My lab is currently investigating the synaptic and molecular mechanisms involved in learning and memory formation in the mammalian central nervous system. Electrophysiological techniques are used to study synaptic transmission in a variety of in vitro preparations but most work concerns the mechanisms responsible for long-lasting changes in synaptic transmission that occur in the hippocampus, a region of the brain known to have an important role in learning and memory. In our experiments we use electrophysiological, pharmacological, and molecular genetic (transgenic mice) approaches to decipher the molecular components of the biochemical pathways responsible for memory formation in the mammalian brain and eventually hope to understand how alterations in these pathways may contribute to the memory impairment that occurs in pathological conditions such as Alzheimer’s disease or even as a result of normal aging.

Previous Chairs Include:

Michael Levine, PhD (1/1/2006 – 6/30/2016)

Michelle G. Craske, PhD

Michelle G. Craske, Ph.D., is Professor of Psychology, Psychiatry and Biobehavioral Sciences, Miller Family Endowed Chair, Director of the Anxiety and Depression Research Center, and Associate Director of the Staglin Family Music Center for Behavioral and Brain Health, at the University of California, Los Angeles. She is also Director of the Innovative Treatment Network and a leader of the UCLA Depression Grand Challenge. She has published extensively in the area of fear, anxiety and depression and has been the recipientof extramural funding since 1993 for research pertaining to risk factors for anxiety and depression among children, adolescents and young adults; cognitive and physiological correlates of anxiety and panic attacks; fear extinction and neural mechanisms of anxiety disorders and exposure therapy; reward processes and neural mechanisms of anhedonia and its treatment; and implementation of treatments for anxiety and depression in primary care and community settings. She is Editor-in-Chief for Behaviour Research and Therapy. Dr. Craske received her BA Hons from the University of Tasmania and her Ph.D. from the University of British Columbia.

Previous Chairs Include:

Carrie Bearden, PhD
David Krantz, MD, PhD (5/1/2012 – 4/30/2015)
Ian Cooke, MD (6/16/2008 – 6/15/2011)

Joel Braslow, MD, PhD

Joel Braslow is a Professor in the Department of Psychiatry and Biobehavioral Sciences and Department of History.
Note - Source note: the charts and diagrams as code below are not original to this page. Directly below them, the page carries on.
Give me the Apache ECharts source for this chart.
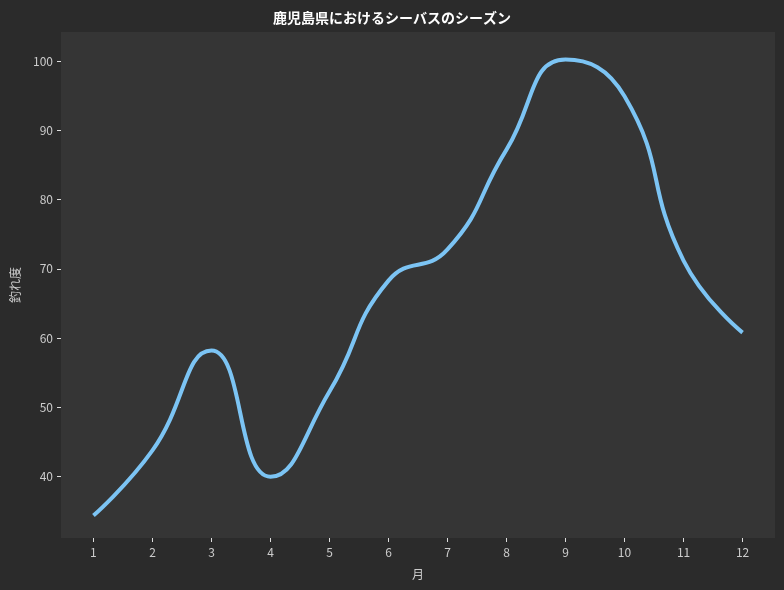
<!DOCTYPE html>
<html>
<head>
<meta charset="utf-8">
<script src="https://cdn.jsdelivr.net/npm/echarts@6/dist/echarts.min.js"></script>
<style>
html,body{margin:0;padding:0;background:#2b2b2b;}
#chart{width:784px;height:590px;}
</style>
</head>
<body>
<div id="chart"></div>
<script>
const months = [1, 2, 3, 4, 5, 6, 7, 8, 9, 10, 11, 12];
const catchLevel = [34.4, 43.8, 58.2, 40.0, 52.3, 68.3, 72.8, 87.2, 100.2, 94.9, 71.2, 60.8];
const xTicks = [1, 2, 3, 4, 5, 6, 7, 8, 9, 10, 11, 12];
const yTicks = [40, 50, 60, 70, 80, 90, 100];

const font = '"Noto Sans CJK JP", "Noto Sans", sans-serif';
const chart = echarts.init(document.getElementById('chart'), null, {renderer: 'canvas'});
chart.setOption({
  backgroundColor: '#2b2b2b',
  animation: false,
  title: {
    text: '鹿児島県におけるシーバスのシーズン',
    left: 'center',
    top: 6,
    textStyle: {color: '#ffffff', fontSize: 14, fontWeight: 'bold', fontFamily: font}
  },
  grid: {
    left: 61, right: 9, top: 32, bottom: 52,
    containLabel: false,
    outerBoundsMode: 'none',
    show: true, backgroundColor: '#353535', borderWidth: 0
  },
  xAxis: {
    type: 'value',
    min: 0.45, max: 12.55,
    name: '月',
    nameLocation: 'middle',
    nameGap: 30,
    nameTextStyle: {color: '#cccccc', fontSize: 12, fontFamily: font},
    axisLine: {show: false},
    splitLine: {show: false},
    axisTick: {show: true, customValues: xTicks, length: 4, lineStyle: {color: '#dddddd', width: 1}},
    axisLabel: {customValues: xTicks, color: '#cccccc', fontSize: 12, margin: 8, fontFamily: font}
  },
  yAxis: {
    type: 'value',
    min: 31.16, max: 104.18,
    name: '釣れ度',
    nameLocation: 'middle',
    nameGap: 40,
    nameRotate: 90,
    nameTextStyle: {color: '#cccccc', fontSize: 12, fontFamily: font},
    axisLine: {show: false},
    splitLine: {show: false},
    axisTick: {show: true, customValues: yTicks, length: 4, lineStyle: {color: '#dddddd', width: 1}},
    axisLabel: {customValues: yTicks, color: '#cccccc', fontSize: 12, margin: 8, fontFamily: font}
  },
  series: [{
    type: 'line',
    data: months.map((m, i) => [m, catchLevel[i]]),
    smooth: 0.5,
    showSymbol: false,
    lineStyle: {color: '#7cc4f4', width: 4, cap: 'butt'}
  }]
});
</script>
</body>
</html>
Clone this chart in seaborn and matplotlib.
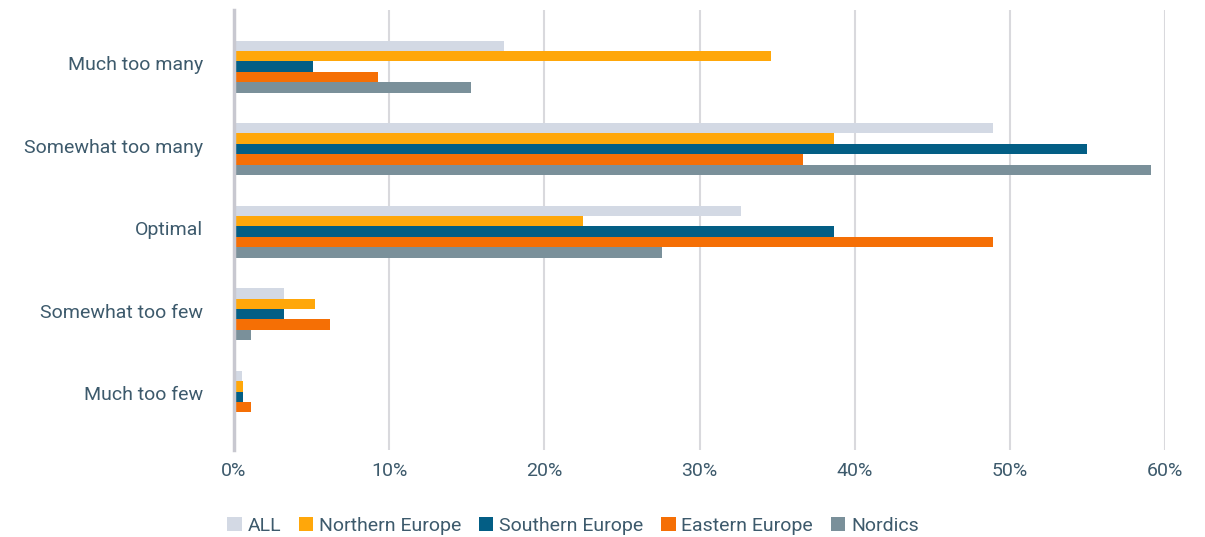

Trained as a historian and psychiatrist, his work examines the social, cultural, historical, and scientific context of treatment practices for severe mental illness. His research has ranged from early twentieth-century American psychiatric practices (“Mental Ills and Bodily Cures”) to contemporary policy and care for severe mental illness. Dr. Braslow is the director of Neuroscience History Archives at UCLA’s Brain Research Institute and the American College of Neuropsychopharmacology Center for the Study of Neuropsychopharmacology at UCLA. Dr. Braslow, along with Dr. John Brekke, is the principal investigator of a National Institute of Mental Health study titled “California MHS Act: Impact on Practice & Organizational Culture in Public Clinics”.